Como é que o Brexit se tornou num enxovalho à democracia?
Como é que foi?
Quer dizer, fez-se um referendo, fez-se campanha pelo sim, fez-se campanha pelo não, o povo foi chamado a dizer de sua justiça, a maioria disse sim e, passados três anos da consulta popular, nada aconteceu.
Bem entendido, o primeiro-ministro demitiu-se, foi substituído, a substituta andou durante a maior parte destes três anos a negociar não se sabe bem o quê — tenho ideia que a ideia será fazer o Brexit mantendo tudo na mesma no que à alta finança diz respeito — e agora anda a tentar aprovar esse deal no seu parlamento onde tem sido objeto de debate por brexiters e remainers que não se entendem — claro que não se entendem! Como é que se haviam de entender? — a não ser em rejeitar continuamente qualquer acordo e qualquer alternativa.
Como é que o Brexit se tornou num enxovalho, neste lamentável enxovalho, à democracia?
Se o povo britânico decidiu sair da União Europeia, coisa à qual nunca, verdadeiramente, pertenceu, então que saia. A saída devia ser inevitável e inexorável com ou sem acordo entre as partes. Depois, então, negociaria tudo aquilo que entende negociar com a União Europeia assim como o faz com qualquer outro país. Mas não era exatamente isso que era pretendido, autonomia e soberania? Claro que há consequência económicas envolvidas! É natural que as haja: afinal, cada opção política que se toma tem um preço. Podemos não o ver nitidamente — como nós, portugueses, não o vimos quando aderimos à União —, mas ele existe — começamos a vê-lo agora, claramente.
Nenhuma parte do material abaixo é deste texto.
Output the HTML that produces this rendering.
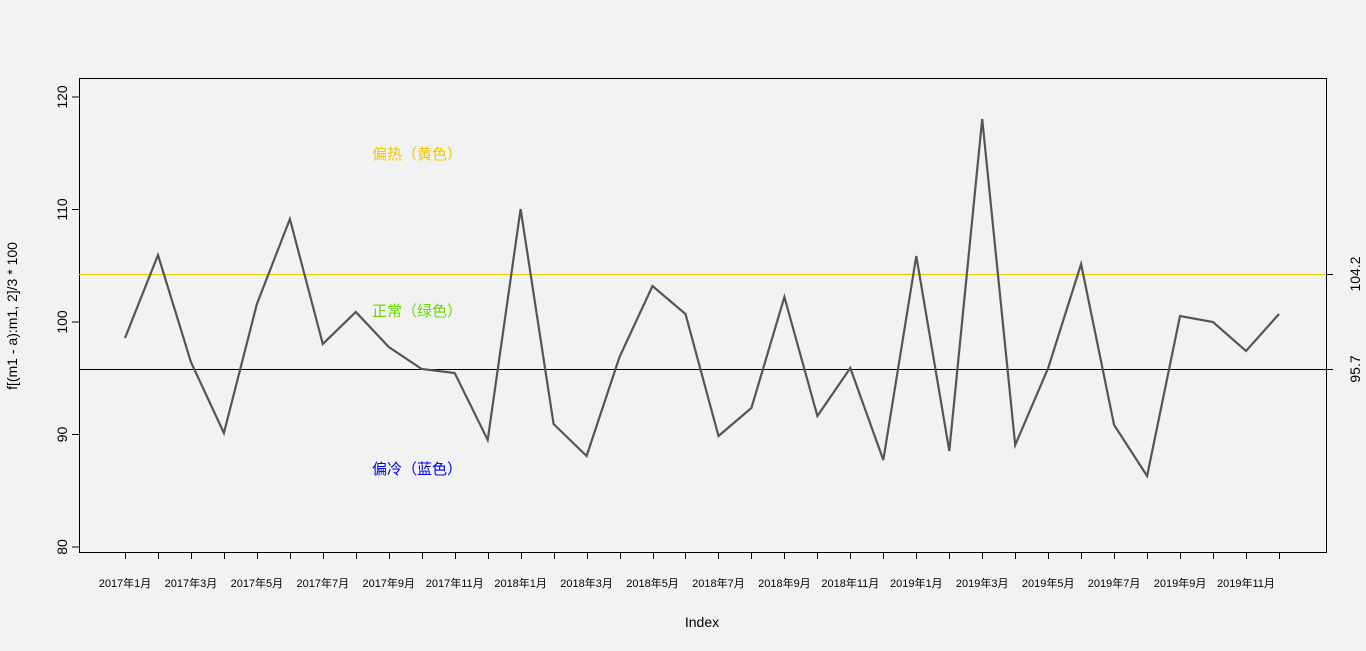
<!DOCTYPE html>
<html><head><meta charset="utf-8"><style>
body{margin:0;background:#f2f2f2;overflow:hidden;}
svg{display:block;}
svg text{font-family:"Liberation Sans","Noto Sans CJK SC",sans-serif;}
</style></head><body>
<svg width="1366" height="651" xmlns="http://www.w3.org/2000/svg">
<rect width="1366" height="651" fill="#f2f2f2"/>
<rect x="79.5" y="78.5" width="1247" height="474" fill="none" stroke="#000" stroke-width="1"/>
<g stroke="#000" stroke-width="1">
<line x1="72" y1="97" x2="79" y2="97"/><line x1="72" y1="209.5" x2="79" y2="209.5"/><line x1="72" y1="322" x2="79" y2="322"/><line x1="72" y1="434.5" x2="79" y2="434.5"/><line x1="72" y1="547" x2="79" y2="547"/>
<line x1="1326" y1="274.5" x2="1333" y2="274.5"/><line x1="1326" y1="369.5" x2="1333" y2="369.5"/>
</g>
<g font-size="14" fill="#000" text-anchor="middle">
<text transform="translate(67,97) rotate(-90)">120</text>
<text transform="translate(67,209.5) rotate(-90)">110</text>
<text transform="translate(67,322) rotate(-90)">100</text>
<text transform="translate(67,434.5) rotate(-90)">90</text>
<text transform="translate(67,547) rotate(-90)">80</text>
<text transform="translate(1360,274) rotate(-90)">104.2</text>
<text transform="translate(1360,369) rotate(-90)">95.7</text>
<text transform="translate(17,316) rotate(-90)">f[(m1 - a):m1, 2]/3 * 100</text>
<text x="702" y="627">Index</text>
</g>
<g id="ticks" stroke="#000" stroke-width="1"></g>
<g id="labels" font-size="11" fill="#000" text-anchor="middle"></g>
<line x1="79" y1="274.5" x2="1326" y2="274.5" stroke="#e8d000" stroke-width="1"/>
<line x1="79" y1="369.5" x2="1326" y2="369.5" stroke="#000" stroke-width="1"/>
<polyline id="pl" fill="none" stroke="#555" stroke-width="2.2" points=""/>
<g font-size="15" text-anchor="middle">
<text x="417" y="159" fill="#f0c800">偏热（黄色）</text>
<text x="417" y="316" fill="#66dd00">正常（绿色）</text>
<text x="417" y="474" fill="#0000ee">偏冷（蓝色）</text>
</g>
</svg>
<script>
var ys=[338,255,362,433,304,219,344,312,347,369,373,440,209,424,456,357,286,314,436,408,297,416,368,460,256,451,119,445,368,264,425,476,316,322,351,314];
var pts=[],t="",l="";
var names=["2017年1月","2017年3月","2017年5月","2017年7月","2017年9月","2017年11月","2018年1月","2018年3月","2018年5月","2018年7月","2018年9月","2018年11月","2019年1月","2019年3月","2019年5月","2019年7月","2019年9月","2019年11月"];
for(var i=0;i<36;i++){var x=125+i*32.97;pts.push(x.toFixed(1)+","+ys[i]);
var xr=Math.round(x)+0.5;
t+='<line x1="'+xr+'" y1="552" x2="'+xr+'" y2="559"/>';
if(i%2==0)l+='<text x="'+x+'" y="587">'+names[i/2]+'</text>';}
document.getElementById("pl").setAttribute("points",pts.join(" "));
document.getElementById("ticks").innerHTML=t;
document.getElementById("labels").innerHTML=l;
</script>
</body></html>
Ao invés, a classe política do Reino Unido prefere alimentar este folhetim parlamentar degradante ao mesmo tempo que não dá cumprimento ao desejo expresso do seu povo.
Como é que o Brexit se tornou num enxovalho à democracia?
É fácil.
Primeiro, porque a classe política britânica utilizou o Brexit, e lançou-o no seio das suas populações, como arma populista de jogatana política.
Segundo, porque grande parte da população viu no Brexit, muitos de forma verdadeiramente inocente, a solução das suas frustrações sociais legítimas jamais atendidas pelas políticas centrais britânicas.
Terceiro, porque o Brexit veio a corporizar um sentimento de inveja, xenófobo e racista latente na sociedade britânica, fruto de muitas transformações que ao longo de décadas mudaram a sua face.
Quarto, porque um segmento da sociedade britânica considera absolutamente intolerante esta crescente veia autoritária, prepotente, arrogante e opressora da União Europeia, desta União Europeia germânica que com um banal agitar de dedos faz dançar o patético fantoche francês sobre o seu colo.
Quinto, porque a classe política, aquela que no primeiro ponto desencadeou todo este processo, está mais preocupada em assegurar os interesses da sua gorda burguesia do que em cumprir a vontade do seu povo.
Conheço várias personalidades — vocês também devem conhecer, estou certo — que gostam de fugir às questões e ao debate apontando a agulha para o chamado “exemplo britânico” no que a uma democracia “madura” diz respeito. Pessoalmente, sempre abominei este provincianismo de se pensar que os outros são melhores do que nós e que é no estrangeiro que se encontra a virtude. A minha resposta é sempre a mesma: viaja! Vai ver o mundo! Porque é mesmo isto: quando não viajamos acreditamo-nos no que nos dizem.
No século XV, por exemplo, antes da epopeia dos descobrimentos, dizia-se que o mar abaixo de Marrocos não era navegável, que era repleto de monstros marinhos que engoliam embarcações de uma só vez e que terminava num precipício sem fim. E nós acreditávamos. Foi preciso ir até lá para se ver a verdade. Voltando à questão, nunca tomei lições do que quer que fosse, muito menos de democracia, de um país monárquico com uma câmara de mais de setecentos lordes sustentados a peso de ouro pelo erário público. Sempre me causou impressão. Mas para os outros, aqueles que andam sempre com o “exemplo britânico” na ponta da língua, a situação atual deve causar algum embaraço.